# Given data:
—————

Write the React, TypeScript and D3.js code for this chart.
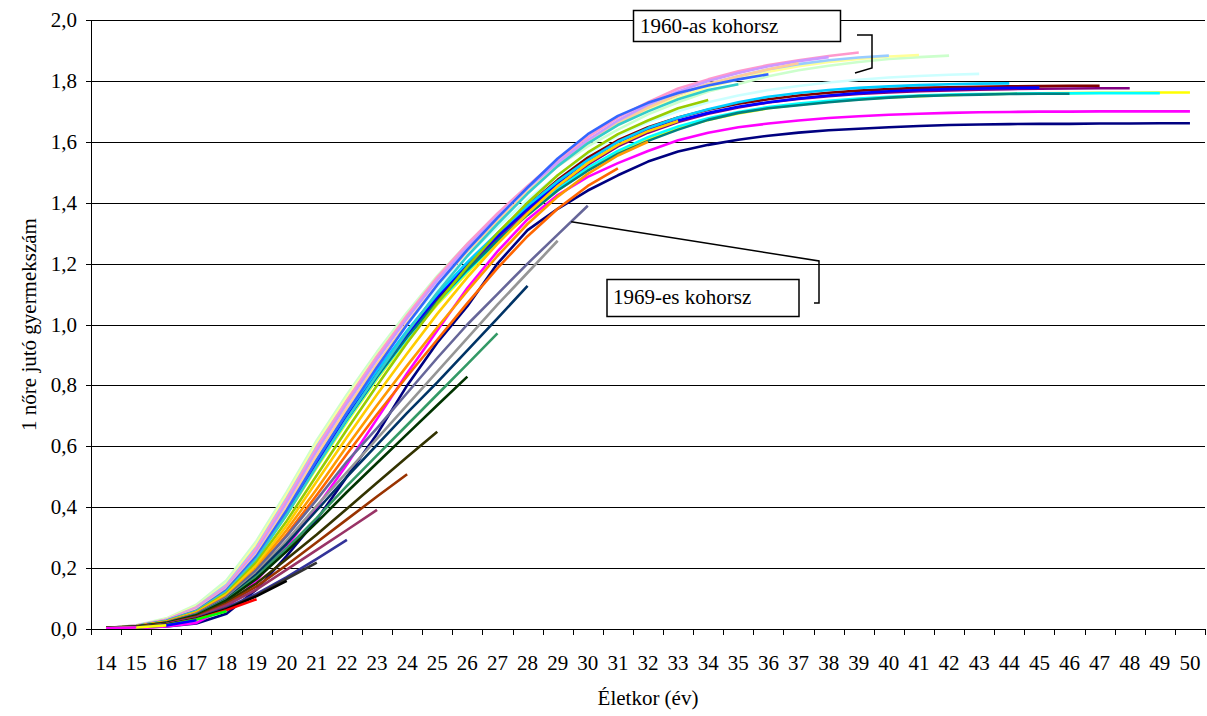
import React from 'react';
import * as d3 from 'd3';

// ---- Data -------------------------------------------------------------
const ages = [14,15,16,17,18,19,20,21,22,23,24,25,26,27,28,29,30,31,32,33,34,35,36,37,38,39,40,41,42,43,44,45,46,47,48,49,50];
const yTicks = [0, 0.2, 0.4, 0.6, 0.8, 1.0, 1.2, 1.4, 1.6, 1.8, 2.0];

// Excel default series colours, in series order
const colors = [
  '#000080','#FF00FF','#FFFF00','#00FFFF','#800080','#800000','#008080','#0000FF',
  '#00CCFF','#CCFFFF','#CCFFCC','#FFFF99','#99CCFF','#FF99CC','#CC99FF','#FFCC99',
  '#3366FF','#33CCCC','#99CC00','#FFCC00','#FF9900','#FF6600','#666699','#969696',
  '#003366','#339966','#003300','#333300','#993300','#993366','#333399','#333333',
  '#000000','#FF0000','#00FF00','#0000FF','#FFFF00','#FF00FF'
];

// Cumulative fertility by age (values start at age 14)
const s01 = [0.001,0.004,0.008,0.018,0.05,0.13,0.24,0.36,0.5,0.64,0.8,0.94,1.06,1.2,1.31,1.38,1.44,1.49,1.535,1.568,1.59,1.607,1.62,1.63,1.638,1.643,1.648,1.652,1.655,1.657,1.658,1.659,1.659,1.66,1.66,1.661,1.661];
const s02 = [0.001,0.003,0.008,0.02,0.07,0.16,0.27,0.4,0.54,0.69,0.84,0.98,1.12,1.24,1.345,1.425,1.485,1.53,1.57,1.605,1.63,1.648,1.66,1.67,1.678,1.684,1.689,1.692,1.695,1.697,1.698,1.699,1.699,1.7,1.7,1.7,1.7];
const s03 = [0.003,0.01,0.028,0.06,0.125,0.235,0.375,0.53,0.68,0.82,0.95,1.065,1.17,1.27,1.36,1.44,1.51,1.565,1.61,1.645,1.672,1.693,1.71,1.722,1.732,1.74,1.746,1.75,1.753,1.756,1.758,1.759,1.76,1.761,1.761,1.762,1.762];
const s04 = [0.003,0.01,0.028,0.062,0.127,0.238,0.38,0.535,0.685,0.825,0.955,1.07,1.175,1.275,1.365,1.445,1.515,1.57,1.615,1.65,1.677,1.698,1.714,1.726,1.735,1.742,1.748,1.752,1.755,1.757,1.758,1.759,1.759,1.76,1.76,1.76];
const s05 = [0.003,0.01,0.028,0.063,0.128,0.24,0.385,0.54,0.69,0.83,0.96,1.08,1.185,1.285,1.375,1.455,1.525,1.585,1.63,1.665,1.692,1.713,1.729,1.741,1.75,1.757,1.762,1.766,1.769,1.771,1.773,1.774,1.775,1.776,1.776];
const s06 = [0.003,0.01,0.029,0.064,0.13,0.243,0.39,0.545,0.695,0.835,0.965,1.085,1.195,1.295,1.39,1.475,1.548,1.605,1.648,1.68,1.705,1.725,1.74,1.752,1.761,1.768,1.773,1.777,1.779,1.781,1.782,1.783,1.784,1.784];
const s07 = [0.003,0.01,0.028,0.064,0.128,0.24,0.385,0.54,0.69,0.83,0.96,1.075,1.18,1.275,1.36,1.44,1.505,1.56,1.603,1.64,1.672,1.695,1.71,1.72,1.73,1.738,1.745,1.75,1.753,1.755,1.757,1.758,1.758];
const s08 = [0.003,0.01,0.029,0.066,0.132,0.245,0.392,0.548,0.7,0.84,0.97,1.09,1.195,1.29,1.38,1.465,1.54,1.6,1.64,1.67,1.695,1.715,1.73,1.742,1.752,1.76,1.766,1.77,1.773,1.775,1.777,1.778];
const s09 = [0.003,0.01,0.03,0.068,0.135,0.25,0.4,0.56,0.71,0.85,0.98,1.1,1.205,1.3,1.39,1.47,1.54,1.6,1.645,1.68,1.707,1.73,1.748,1.76,1.77,1.777,1.782,1.786,1.789,1.791,1.792];
const s10 = [0.003,0.01,0.03,0.07,0.14,0.26,0.41,0.575,0.73,0.87,1.0,1.12,1.225,1.32,1.41,1.49,1.56,1.62,1.665,1.7,1.73,1.752,1.77,1.783,1.795,1.804,1.811,1.816,1.82,1.823];
const s11 = [0.003,0.012,0.035,0.08,0.16,0.29,0.45,0.62,0.77,0.91,1.04,1.16,1.265,1.36,1.445,1.52,1.585,1.64,1.69,1.73,1.765,1.79,1.815,1.835,1.85,1.862,1.872,1.878,1.883];
const s12 = [0.003,0.011,0.032,0.075,0.15,0.28,0.44,0.61,0.76,0.9,1.03,1.155,1.26,1.36,1.45,1.53,1.6,1.655,1.705,1.745,1.78,1.805,1.83,1.848,1.862,1.872,1.88,1.885];
const s13 = [0.003,0.011,0.03,0.072,0.145,0.27,0.43,0.6,0.75,0.895,1.025,1.15,1.26,1.36,1.45,1.535,1.605,1.665,1.715,1.755,1.79,1.815,1.838,1.855,1.868,1.877,1.883];
const s14 = [0.003,0.011,0.03,0.07,0.14,0.265,0.425,0.595,0.75,0.895,1.03,1.155,1.265,1.365,1.455,1.54,1.615,1.68,1.73,1.775,1.805,1.832,1.852,1.868,1.882,1.893];
const s15 = [0.003,0.01,0.028,0.066,0.135,0.255,0.415,0.585,0.74,0.885,1.02,1.145,1.255,1.355,1.448,1.53,1.605,1.67,1.722,1.765,1.8,1.826,1.848,1.865,1.878];
const s16 = [0.003,0.01,0.027,0.063,0.13,0.245,0.4,0.57,0.725,0.87,1.005,1.13,1.24,1.34,1.435,1.52,1.595,1.66,1.712,1.755,1.79,1.815,1.838,1.858];
const s17 = [0.003,0.01,0.027,0.06,0.128,0.24,0.39,0.555,0.71,0.86,1.0,1.13,1.245,1.35,1.45,1.545,1.625,1.685,1.728,1.76,1.785,1.805,1.822];
const s18 = [0.003,0.01,0.026,0.058,0.123,0.23,0.375,0.535,0.69,0.835,0.975,1.105,1.225,1.33,1.43,1.52,1.595,1.655,1.7,1.74,1.77,1.789];
const s19 = [0.003,0.009,0.025,0.056,0.118,0.22,0.355,0.505,0.655,0.8,0.94,1.07,1.19,1.3,1.4,1.49,1.565,1.625,1.67,1.71,1.737];
const s20 = [0.003,0.009,0.024,0.054,0.113,0.21,0.34,0.485,0.63,0.77,0.905,1.035,1.155,1.265,1.365,1.455,1.53,1.59,1.635,1.668];
const s21 = [0.003,0.009,0.023,0.052,0.108,0.2,0.325,0.46,0.6,0.735,0.865,0.99,1.11,1.225,1.33,1.42,1.495,1.555,1.6];
const s22 = [0.003,0.008,0.022,0.05,0.103,0.19,0.31,0.44,0.575,0.705,0.83,0.95,1.07,1.185,1.29,1.38,1.455,1.513];
const s23 = [0.003,0.008,0.021,0.05,0.105,0.195,0.305,0.425,0.55,0.66,0.775,0.89,1.0,1.1,1.2,1.295,1.39];
const s24 = [0.003,0.008,0.02,0.048,0.1,0.185,0.29,0.405,0.515,0.625,0.735,0.845,0.955,1.065,1.17,1.275];
const s25 = [0.003,0.008,0.02,0.047,0.098,0.18,0.28,0.39,0.5,0.605,0.71,0.81,0.915,1.02,1.127];
const s26 = [0.003,0.008,0.02,0.046,0.096,0.172,0.265,0.365,0.47,0.57,0.67,0.77,0.87,0.971];
const s27 = [0.003,0.008,0.02,0.045,0.094,0.165,0.255,0.35,0.45,0.545,0.64,0.735,0.829];
const s28 = [0.003,0.007,0.018,0.042,0.088,0.15,0.23,0.31,0.395,0.48,0.565,0.648];
const s29 = [0.003,0.007,0.017,0.04,0.083,0.14,0.21,0.285,0.36,0.435,0.508];
const s30 = [0.002,0.006,0.016,0.038,0.078,0.13,0.195,0.26,0.325,0.391];
const s31 = [0.002,0.006,0.015,0.035,0.07,0.115,0.17,0.23,0.293];
const s32 = [0.002,0.006,0.014,0.034,0.067,0.11,0.165,0.218];
const s33 = [0.002,0.006,0.014,0.033,0.065,0.108,0.158];
const s34 = [0.002,0.005,0.013,0.032,0.062,0.098];
const s35 = [0.002,0.005,0.013,0.031,0.058];
const s36 = [0.002,0.005,0.012,0.029];
const s37 = [0.002,0.005,0.012];
const s38 = [0.002,0.005];

const seriesValues = [s01,s02,s03,s04,s05,s06,s07,s08,s09,s10,s11,s12,s13,s14,s15,s16,s17,s18,s19,s20,s21,s22,s23,s24,s25,s26,s27,s28,s29,s30,s31,s32,s33,s34,s35,s36,s37,s38];

const xTitle = 'Életkor (év)';
const yTitle = '1 nőre jutó gyermekszám';
const note1960 = '1960-as kohorsz';
const note1969 = '1969-es kohorsz';

// ---- Component --------------------------------------------------------
export default function App() {
  const W = 1207, H = 716;
  const left = 91, right = 1205, top = 20, bottom = 629;
  const font = 'Liberation Serif, DejaVu Serif, Times New Roman, Times, serif';
  const fs = 21;

  const x = d3.scalePoint<number>().domain(ages).range([left, right]).padding(0.5);
  const y = d3.scaleLinear().domain([0, 2]).range([bottom, top]);
  const step = x.step();
  const fmt = (v: number) => d3.format('.1f')(v).replace('.', ',');

  const line = d3.line<number>()
    .x((_, i) => x(ages[i]) as number)
    .y(d => y(d));

  const boundaries = d3.range(ages.length + 1).map(i => left + i * step);

  // leader anchor on the 1969 cohort line (age ~29.45)
  const ax = (x(29) as number) + 0.45 * step;
  const ay = y(s23[15] + 0.45 * (s23[16] - s23[15]));

  const T = (props: any) => (
    <text fontFamily={font} fontSize={fs} fill="#000" {...props} />
  );

  return (
    <svg width={W} height={H} style={{ position: 'absolute', left: 0, top: 0, background: '#fff' }}>
      <rect x={0} y={0} width={W} height={H} fill="#fff" />
      {/* gridlines */}
      {yTicks.map(t => (
        <line key={'g' + t} x1={left} x2={right} y1={Math.round(y(t)) + 0.5} y2={Math.round(y(t)) + 0.5}
          stroke="#000" strokeWidth={1} />
      ))}
      {/* series */}
      {seriesValues.map((vals, i) => (
        <path key={'s' + i} d={line(vals) || ''} fill="none" stroke={colors[i]} strokeWidth={2.6}
          strokeLinejoin="round" strokeLinecap="butt" />
      ))}
      {/* axes */}
      <line x1={left + 0.5} x2={left + 0.5} y1={top} y2={bottom + 0.5} stroke="#000" strokeWidth={1} />
      <line x1={left} x2={right} y1={bottom + 0.5} y2={bottom + 0.5} stroke="#000" strokeWidth={1} />
      {yTicks.map(t => (
        <line key={'yt' + t} x1={left - 5} x2={left} y1={Math.round(y(t)) + 0.5} y2={Math.round(y(t)) + 0.5}
          stroke="#000" strokeWidth={1} />
      ))}
      {boundaries.map((bx, i) => (
        <line key={'xt' + i} x1={Math.round(bx) + 0.5} x2={Math.round(bx) + 0.5} y1={bottom} y2={bottom + 6}
          stroke="#000" strokeWidth={1} />
      ))}
      {yTicks.map(t => (
        <T key={'yl' + t} x={left - 14} y={y(t) + 7} textAnchor="end">{fmt(t)}</T>
      ))}
      {ages.map(a => (
        <T key={'xl' + a} x={x(a)} y={670} textAnchor="middle">{a}</T>
      ))}
      <T x={(left + right) / 2} y={705} textAnchor="middle">{xTitle}</T>
      <T transform={`translate(36, ${(top + bottom) / 2}) rotate(-90)`} textAnchor="middle">{yTitle}</T>

      {/* annotation: 1960 cohort */}
      <rect x={633.5} y={10.5} width={207} height={31} fill="#fff" stroke="#000" strokeWidth={1.5} />
      <T x={640} y={33}>{note1960}</T>
      <polyline points="857,35 872,35 872,68 855,73" fill="none" stroke="#000" strokeWidth={1.5} />

      {/* annotation: 1969 cohort */}
      <polyline points={`${ax},${ay} 819,261 819,303 814,303`} fill="none" stroke="#000" strokeWidth={1.5} />
      <rect x={607} y={279.5} width={192} height={37} fill="#fff" stroke="#000" strokeWidth={1.5} />
      <T x={613} y={304}>{note1969}</T>
    </svg>
  );
}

—————

# Stated task:
Leave out the pictures and repeat exactly the lines from the start of the material through the line that contains "1.6, 1.8, 2.0];", both included.

# Exercise output:
Write the React, TypeScript and D3.js code for this chart.
import React from 'react';
import * as d3 from 'd3';

// ---- Data -------------------------------------------------------------
const ages = [14,15,16,17,18,19,20,21,22,23,24,25,26,27,28,29,30,31,32,33,34,35,36,37,38,39,40,41,42,43,44,45,46,47,48,49,50];
const yTicks = [0, 0.2, 0.4, 0.6, 0.8, 1.0, 1.2, 1.4, 1.6, 1.8, 2.0];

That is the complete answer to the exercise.